With cloud services developing so rapidly that it seems as if every new application and platform is being sold “as a service”, it appears that business information systems are slowly being freed of the risk that is associated with keeping hardware and data on-site. As one might expect, disaster recovery is evolving as a result of cloud services to such an extent that disaster recovery itself has become institutionalized as a service. The driving movement of Disaster Recovery as a Service (DRaaS) coordinates well with a business that is using several cloud services while also allowing them to have their own applications and data integrated into the DRaaS providers system. Although this service is similar to life insurance in the sense that stakeholders likely hope to never have to take advantage of its function, DRaaS acts as a proof of concept that the virtual migration of a business’s information system to the cloud can change collective operations altogether. Furthermore, a service such as this that is truly effective may change a business’s understanding of what a disaster means.
While it is important to recognize what DRaaS implies regarding the future of information systems, (small to large) business operations, and future expectations for disaster consequences, it is valuable to acknowledge the benefits of using a service of this kind. Unlike other “as a service” cloud models, DRaaS providers have several responsibilities that extend beyond keeping a program running. The most competitive disaster recovery providers store data and applications in the cloud, virtualize servers, and perform regular backup functions. These backup duties can include regulating the backup process, taking retrievable snapshots of data within particular time frames, replicating information, and transferring stored backup data on to hard drives. When disaster becomes relevant, a DRaaS provider must also be able to then restore a business’s information system, which may potentially involve hardware solutions as well depending on the client. Nonetheless, these providers are true to their cloud model in the way that they integrate a business’s information system into their off-site servers in order to generally maintain a fluid IT experience even when a disaster is occurring.

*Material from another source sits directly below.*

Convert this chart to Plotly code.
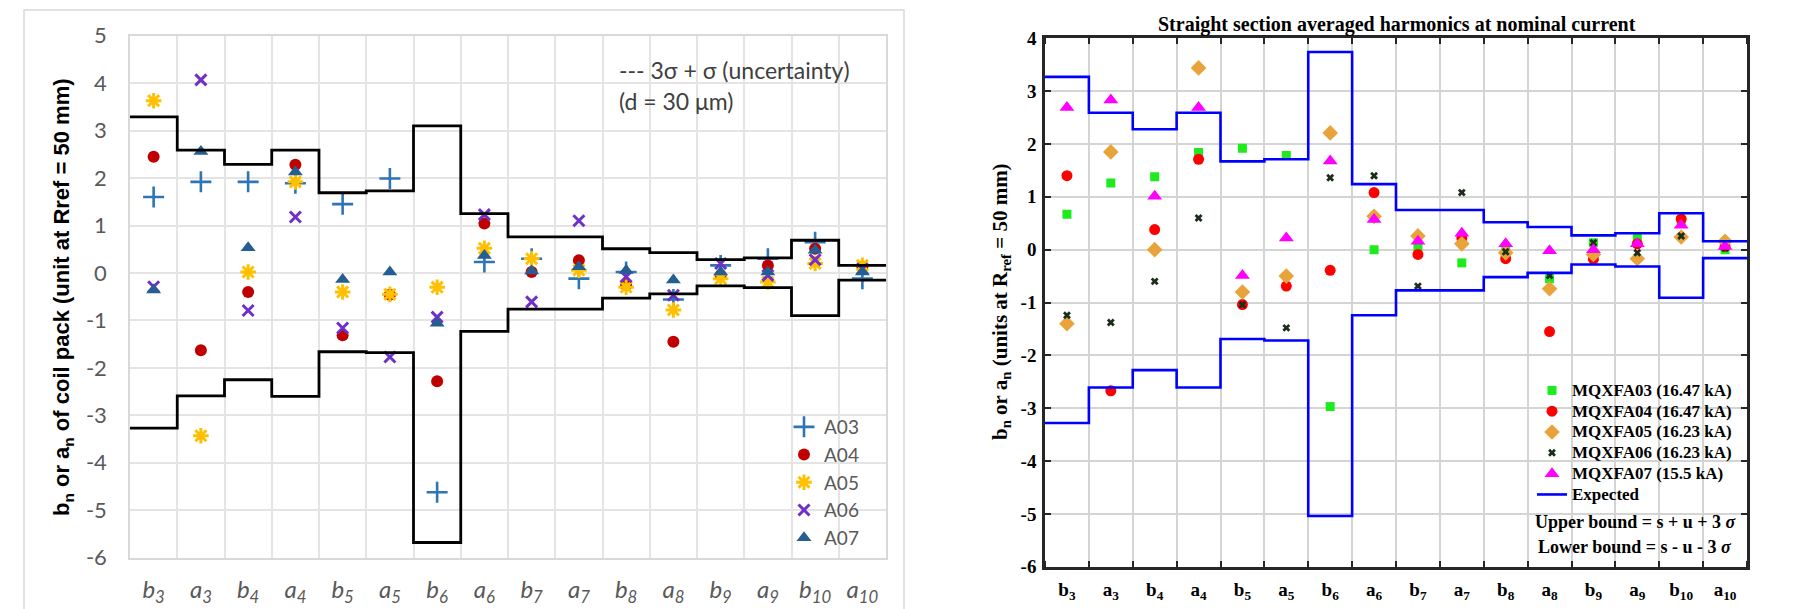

As DRaaS allows a business’s information system to be completely restored following a disaster by keeping data, applications, platforms, and operating systems replicated and backed up at an off-site server, it is evident that this cloud technology creates portable information systems. Additionally, many of these applications do not even need to be backed up or monitored by a DRaaS provider because they are being delivered as a service themselves. On-site hardware is no longer a necessary undertaking for all businesses. Virtual servers make all computer processes available despite the immediate presence of hardware. Perhaps this may eventually lead to virtual offices, but this of course ignores the value of bringing a team to a single location in order to promote collaboration and communication. Regardless, mobility is an asset that makes office relocation, travel, and working from home far more feasible. These are important options to have especially in the context of the unpredictability of disaster. Ultimately, DRaaS clearly demonstrates that information systems are developing rapidly and creating an IT industry that relies heavily on knowing which cloud services, security solutions, and device integration options to utilize.
As mentioned before, cloud services are eliminating the need for on-site hardware. Although this may raise the alarms of a small business that does not want to be the victim of a malicious security threat while simultaneously building itself from the ground up, this can mean lower costs and a more comprehensible information system. More cloud services also means a changing role for IT service providers. Whereas previously IT consulting firms may have been responsible for organizing and maintaining a business’s hardware and server system, IT service providers now need to focus on device management, cloud services, and security. This may, however, lead to IT consulting becoming a more popular industry as small businesses will simply be looking for expert guidance rather than a manager for their entire information system. Of course, these services are not simply for small businesses. Cloud “as a service” packages often include basic to enterprise options that range drastically in price and capability. While large businesses may have a greater capacity for data storage and server management, cloud services themselves can be invaluable for businesses of all size.
DRaaS providers’ integration of the cloud model into IT restoration has truly redefined what a disaster means. In the past, disasters have crippled countless businesses to the point of no return. Those that have yet to upgrade their disaster recovery solution may still become a victim of the same fate. Technology of this sort, however, has the ability to truly make a disaster inconsequential. Of course, this is not true for all disasters, as they come in many shapes and sizes, and simply because an information system is being held off-site does not make that location invulnerable to disaster as well. As a result, data is constantly being replicated and moved around in order to ensure that a business’s failure is not the result of something that is out of its control. Security concerns are naturally raised by this issue, but those can provoke competition among DRaaS providers as they attempt to supply an effective and secure service. Overall, this new industry demonstrates not only the prowess of developing information technology but also changes the meaning of the word disaster entirely. As information systems are moved to the cloud, technology replacement may now be the greatest consequence of a disaster. Perhaps a disaster is becoming more of an inconvenience than a death sentence, and disaster recovery is being replaced by disaster evasion.